A few families, like this one, are so excited to see Iraqi forces they forget their sorrow and shout, "Thank you!" and "God bring you to victory!" in Mosul, Iraq, June 4, 2017. (H. Murdock/VOA)
A few families, like this one, are so excited to see Iraqi forces they forget their sorrow and shout, "Thank you!" and "God bring you to victory!" in Mosul, Iraq, June 4, 2017. (H. Murdock/VOA)

"When we arrive in an IS area, it becomes extremely dangerous," said Hamza Hameed, an Iraq soldier stationed under the bridge. "But many people run as soon as they see us."

Life inside

"In Old Mosul, there was massive mortar and gunfire," said Omar, 19, as he waited with his family under a large tent for a place in one of the many refugee camps surrounding Mosul. "There was no food, no water, not even a drop.

"Some families are still alive, trapped under their collapsed houses," he added. "Militants locked other people in basements so they wouldn't run."

Early that morning, they finally ran from their IS-controlled neighborhood when they heard Iraqi soldiers were in the area.

"A neighboring family I knew fled, leaving their 80-year-old grandmother behind," said Ahmed, Omar's father and a former taxi driver. "For the past three months, the only thing we have had to eat was flour and water."

Neighborhoods in west Mosul, Iraq, are devastated after the fighting, and many Iraqi-controlled areas have almost no families left.
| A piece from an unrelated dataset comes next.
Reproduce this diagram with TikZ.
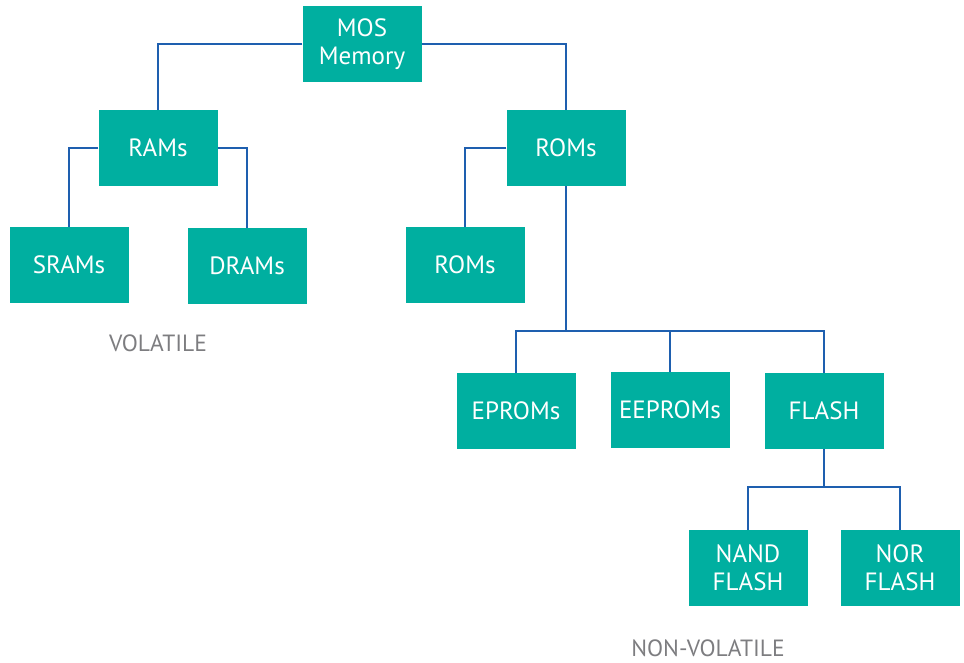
\documentclass[tikz,border=0pt]{standalone}
\usepackage{fontspec}
\setmainfont{PT Sans}
\definecolor{boxteal}{RGB}{0,175,160}
\definecolor{linkblue}{RGB}{30,95,175}
\definecolor{labelgray}{RGB}{125,125,128}
\begin{document}
\begin{tikzpicture}[x=1pt,y=-1pt,
  membox/.style={rectangle, fill=boxteal, text=white, minimum width=119pt,
    minimum height=76pt, inner sep=0pt, align=center,
    font=\fontsize{25}{28}\selectfont},
  link/.style={draw=linkblue, line width=2pt},
  grouplabel/.style={text=labelgray, font=\fontsize{23.5}{26}\selectfont}]
\useasboundingbox (0,0) rectangle (964,662);
% memory hierarchy boxes
\node[membox] (mos)    at (362,44)  {MOS\\Memory};
\node[membox] (rams)   at (158,148) {RAMs};
\node[membox] (roms)   at (566,148) {ROMs};
\node[membox] (sram)   at (69,265)  {SRAMs};
\node[membox] (dram)   at (247,266) {DRAMs};
\node[membox] (rom)    at (465,265) {ROMs};
\node[membox] (eprom)  at (516,411) {EPROMs};
\node[membox] (eeprom) at (670,410) {EEPROMs};
\node[membox] (flash)  at (824,411) {FLASH};
\node[membox] (nand)   at (748,568) {NAND\\FLASH};
\node[membox] (nor)    at (900,568) {NOR\\FLASH};
% group labels
\node[grouplabel] (vol)    at (158,343) {VOLATILE};
\node[grouplabel] (nonvol) at (708,648) {NON-VOLATILE};
% bus junctions
\coordinate (rombus)   at (566,331);
\coordinate (flashbus) at (824,487);
% connectors
\draw[link] (mos.west) -| (rams.north);
\draw[link] (mos.east) -| (roms.north);
\draw[link] (rams.west) -| (sram.north);
\draw[link] (rams.east) -| (dram.north);
\draw[link] (roms.west) -| (rom.north);
\draw[link] (roms.south) -- (rombus);
\draw[link] (rombus) -| (eprom.north);
\draw[link] (rombus) -| (flash.north);
\draw[link] (eeprom.north) -- (eeprom.north |- rombus);
\draw[link] (flash.south) -- (flashbus);
\draw[link] (flashbus) -| (nand.north);
\draw[link] (flashbus) -| (nor.north);
\end{tikzpicture}
\end{document}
June 4, 2017. (H. Murdock/VOA)
Neighborhoods in west Mosul, Iraq, are devastated after the fighting, and many Iraqi-controlled areas have almost no families left. June 4, 2017. (H. Murdock/VOA)

Lack of food and water have driven many families out of the last few neighborhoods of Mosul still controlled by IS, despite Iraqi forces dropping leaflets that ask people to wait inside for protection against IS. Others run because they are in the line of fire, fleeing airstrikes gunfire and mortars. Families say they risked running because they thought they'd die if they stayed.

Among those that have stayed, hundreds have been killed by U.S.-led coalition airstrikes since the campaign began in October. Some estimates say it is actually thousands.

"Our neighbors' house was bombed," said Ahmed Mohammad, his arm tiring from holding an IV bag over his emaciated brother, who lies semi-conscious on the pavement, just a half-hour after the brothers fled. "Everyone was screaming and running."